Animation was done by Pacific Rim Productions, a company set up by Livingston in 1987, in order for him to have complete control over his project. It also participated on, among others, Hanna-Barbera and DiC Entertainment series, and did ink-and-paint work for The Little Mermaid. According to writer Michael Mallory, it "pushed the envelope in terms of Sino-American production set-ups".

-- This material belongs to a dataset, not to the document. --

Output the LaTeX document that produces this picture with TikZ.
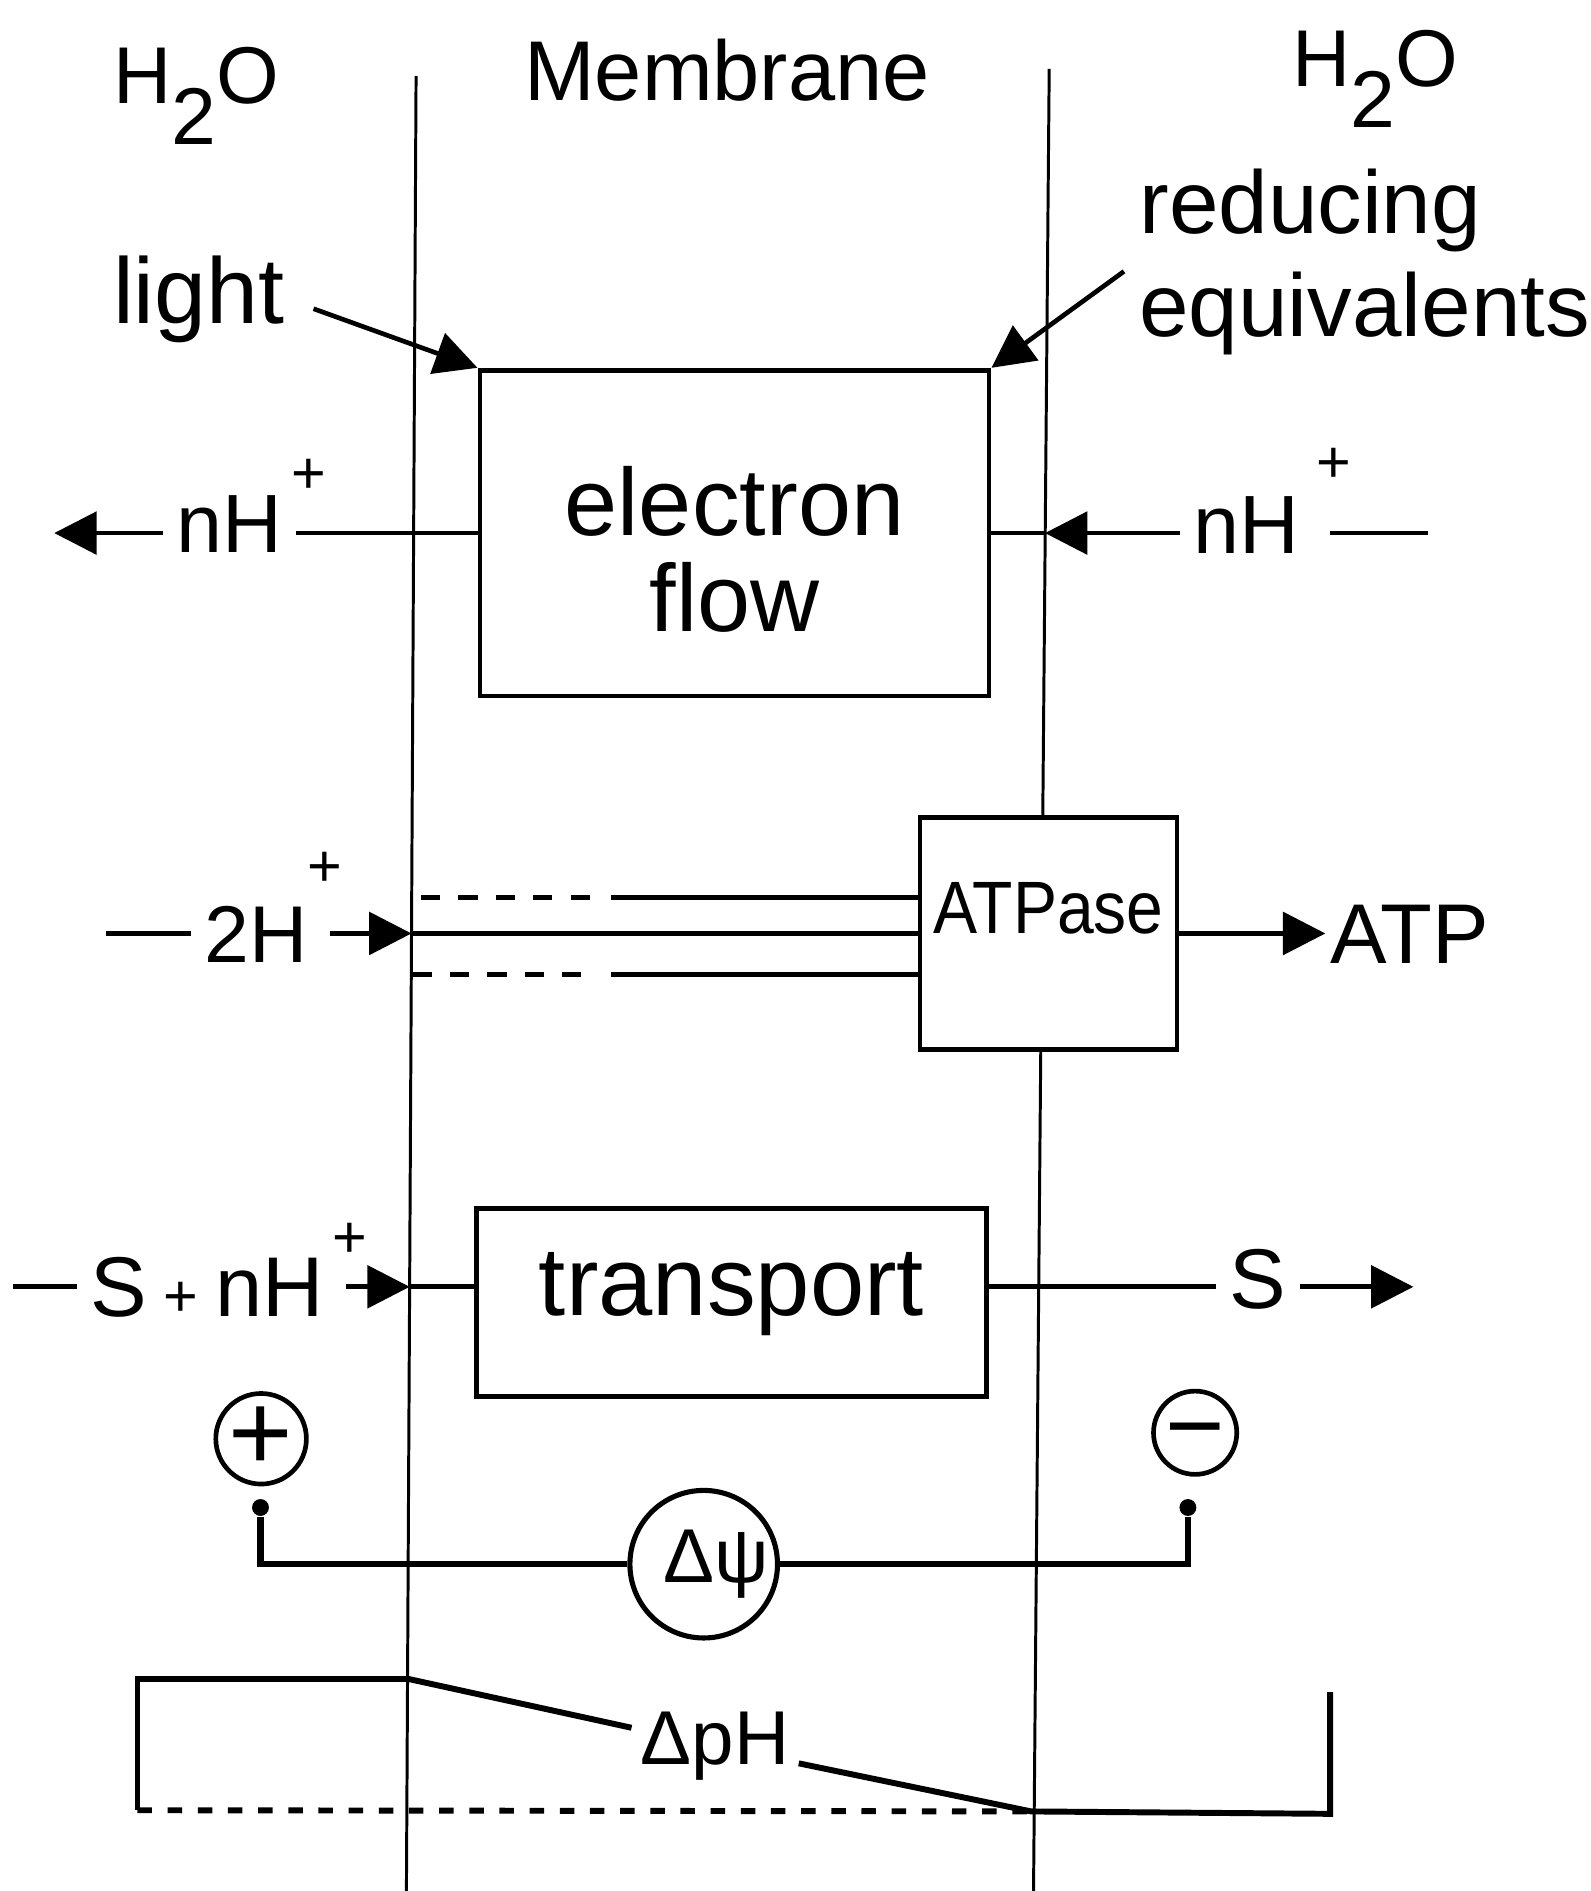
\documentclass[tikz,border=0pt]{standalone}
\usepackage{fontspec}
\setmainfont{Liberation Sans}
\usepackage{graphicx}
\usetikzlibrary{arrows.meta}
\newcommand\myfs[1]{\fontsize{#1}{#1}\selectfont}
% superscript plus: #1 = gap after letter, #2 = raise above baseline
\newcommand\supplus[2]{\rlap{\hspace{#1}\raisebox{#2}[0pt][0pt]{\myfs{14}+}}}
\begin{document}
\begin{tikzpicture}[x=0.01cm,y=-0.01cm,
  mem/.style={line width=0.7pt},
  box/.style={draw,rectangle,line width=1.1pt,inner sep=0pt},
  con/.style={line width=1.1pt},
  arr/.style={con,-{Triangle[length=10pt,width=10pt]}},
  lbl/.style={inner xsep=3pt,inner ysep=0pt},
  sign/.style={draw,circle,line width=1.1pt,inner sep=0pt},
  dotc/.style={fill,circle,inner sep=0pt,minimum size=0.14cm},
  dsh/.style={con,dash pattern=on 0.16cm off 0.15cm},
  dshb/.style={line width=1.4pt,dash pattern=on 0.12cm off 0.13cm}
]
\useasboundingbox (0,0) rectangle (1319,1568);

% membrane boundaries
\coordinate (mLt) at (345,63);  \coordinate (mLb) at (337,1568);
\coordinate (mRt) at (870,57);  \coordinate (mRb) at (857,1568);
\draw[mem] (mLt) -- (mLb);
\draw[mem] (mRt) -- (mRb);

% headings
\node[lbl,anchor=base west,font=\myfs{19}] (h2oL) at (82.5,86) {H\raisebox{-0.5em}{2}O};
\node[lbl,anchor=base west,font=\myfs{20}] (memb) at (423.5,83) {Membrane};
\node[lbl,anchor=base west,font=\myfs{19}] (h2oR) at (1060.5,72) {H\raisebox{-0.5em}{2}O};

% light / reducing equivalents
\node[lbl,anchor=base west,font=\myfs{22}] (light) at (82.5,268) {light};
\node[lbl,anchor=north west,align=left,font=\fontsize{21}{24.5}\selectfont] (reduc) at (933.5,139) {reducing\\equivalents};

% electron flow box
\node[box,minimum width=4.22cm,minimum height=2.70cm,font=\fontsize{22.5}{21.3}\selectfont] (ef) at (609,442)
  {\raisebox{-7pt}[\height][\depth]{\begin{tabular}{@{}c@{}}electron\\flow\end{tabular}}};

\coordinate (lightS) at (260,256);
\coordinate (redS) at (932,225);
\draw[arr] (lightS) -- (ef.north west);
\draw[arr] (redS) -- (ef.north east);

% nH+ row
\node[lbl,anchor=base west,font=\myfs{19.5}] (nHL) at (135.5,458) {nH\supplus{2pt}{13.9pt}};
\node[lbl,anchor=base west,font=\myfs{19.5}] (nHR) at (978.5,459) {nH\supplus{4pt}{16.7pt}};
\coordinate (nHLend) at (45,442);
\coordinate (nHRend) at (1184,442);
\coordinate (jR1) at (866.5,442);
\draw[arr] (nHL.west |- ef.west) -- (nHLend);
\draw[con] (nHL.east |- ef.west) -- (ef.west);
\draw[arr] (nHR.west |- ef.east) -- (jR1);
\draw[con] (jR1) -- (ef.east);
\draw[con] ([xshift=4pt]nHR.east |- ef.east) -- (nHRend);

% ATPase row
\node[box,fill=white,minimum width=2.13cm,minimum height=1.92cm,font=\myfs{17.5}] (atp) at (869.5,774)
  {\raisebox{6pt}[\height][\depth]{\scalebox{0.89}[1]{ATPase}}};
\coordinate (jL2) at (341.2,774);
\coordinate (dTa) at (349,744);  \coordinate (dTb) at (491,744);  \coordinate (sTa) at (507,744);
\coordinate (dBa) at (342,808);  \coordinate (dBb) at (491,808);  \coordinate (sBa) at (507,808);
\draw[dsh] (dTa) -- (dTb);
\draw[con] (sTa) -- (atp.west |- sTa);
\draw[dsh] (dBa) -- (dBb);
\draw[con] (sBa) -- (atp.west |- sBa);
\draw[con] (jL2) -- (atp.west);

\node[lbl,anchor=base west,font=\myfs{19}] (twoH) at (158.5,798) {2H\supplus{0pt}{18pt}};
\coordinate (twoHs) at (88,774);
\draw[con] (twoHs) -- (twoH.west |- jL2);
\draw[arr] ([xshift=2pt]twoH.east |- jL2) -- (jL2);

\node[inner xsep=1pt,inner ysep=0pt,anchor=base west,font=\myfs{20}] (atpL) at (1099,799) {ATP};
\draw[arr] (atp.east) -- (atpL.west |- atp.east);

% transport row
\node[box,minimum width=4.23cm,minimum height=1.56cm,font=\myfs{23}] (tr) at (606.5,1080)
  {\raisebox{2pt}[\height][\depth]{transport}};
\node[lbl,anchor=base west,font=\myfs{20}] (SnH) at (63.5,1092)
  {S\hspace{4pt}{\myfs{14}+}\hspace{4pt}nH\supplus{2pt}{14pt}};
\node[lbl,anchor=base west,font=\myfs{20}] (Sout) at (1008.5,1085) {S};
\coordinate (SnHs) at (11,1067);
\coordinate (jL3) at (339.7,1067);
\coordinate (Send) at (1172,1067);
\draw[con] (SnHs) -- (SnH.west |- jL3);
\draw[arr] ([xshift=2pt]SnH.east |- jL3) -- (jL3);
\draw[con] (jL3) -- (tr.west |- jL3);
\draw[con] (tr.east |- jL3) -- (Sout.west |- jL3);
\draw[arr] (Sout.east |- jL3) -- (Send);

% membrane potential
\node[sign,minimum size=0.68cm,font=\myfs{26}] (plus) at (216.5,1193) {+};
\node[sign,minimum size=0.69cm,font=\myfs{24}] (minus) at (991,1188) {\raisebox{-6.5pt}[0pt][0pt]{−}};
\node[dotc] (dotL) at (216,1250) {};
\node[dotc] (dotR) at (985,1250) {};
\node[sign,line width=1.2pt,minimum size=1.02cm,font=\myfs{18}] (dpsi) at (583.5,1297) {\hspace{6pt}Δψ};
\draw[line width=1.5pt] (dotL) |- (dpsi);
\draw[line width=1.5pt] (dotR) |- (dpsi);

% pH gradient
\coordinate (pA) at (338,1392);
\coordinate (pB) at (114,1392);
\coordinate (pC) at (114,1501);
\coordinate (pD) at (855,1502);
\coordinate (pE) at (1103,1504);
\coordinate (pF) at (1103,1403);
\node[inner sep=2pt,anchor=base,font=\myfs{18}] (dph) at (593,1463) {ΔpH};
\draw[line width=1.4pt] (pA) -- (pB) -- (pC);
\draw[dshb] (pC) -- (pD);
\draw[line width=1.4pt] (pA) -- (dph) -- (pD) -- (pE) -- (pF);
\end{tikzpicture}
\end{document}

==List of music in the story==

- Léonard Gautier - The Secret
- Frédéric Chopin - Étude Op. 10, No. 12 (Chopin)
- Frédéric Chopin - Impromptu N°4 in C sharp minor, Op. 66 Fantaisie-Impromptu
- Wolfgang Amadeus Mozart - Piano Sonata No. 10 (Mozart) in C Major, K 330
- Frédéric Chopin - Waltz in C-sharp minor, Op. 64, No. 2 (Chopin)
- Ludwig van Beethoven - Piano Sonata No. 8 (Beethoven)
- Johannes Brahms - Sixteen Waltzes, Op. 39 (Brahms)
- Wolfgang Amadeus Mozart - Eine kleine Nachtmusik, K. 525: III. Menuetto Allegretto
- Edvard Grieg - Piano Concerto (Grieg) in A minor, Op. 16
- Franz Liszt - Hungarian Rhapsody No. 2, in C sharp minor
- Ludwig van Beethoven - Piano Sonata No. 14 (Beethoven)
- Robert Schumann - Fantasiestücke, Op. 12, Aufschwung
- Louis Moreau Gottschalk - The Banjo (Gottschalk)
- Frédéric Chopin - Minute Waltz
- Sergei Rachmaninoff - Rhapsody on a Theme of Paganini
- Felix Mendelssohn - "The Spinning Song" (from Songs Without Words) (announced by Sparky, but the piano refuses to play it, so the music is not heard)

==References in popular culture==

In 1978, Mancunian folk poet Les Barker released a comic parody entitled 'Sparky's Magic Contraceptive' on his live album, 'Mrs. Ackroyd: Superstar!'.

On the sleeve notes of All Over The World: The Very Best of Electric Light Orchestra, Jeff Lynne writes that he sometimes heard Sparky's Magic Piano on the radio when he was young. When he was creating "Mr. Blue Sky" in the studio in Stuttgart he came across a vocoder, the machine that made the piano talk, and included it on the backing track.

The teacher's line "I'll set the metronome" is sampled at the beginning of the Barenaked Ladies' song "Maybe Katie" from their 2003 album Everything to Everyone.

Sparky exclaiming "Now my singing voice is gone" is sampled at the end of the Avey Tare and Panda Bear song "Alvin Row", from their 2000 album Spirit They're Gone, Spirit They've Vanished.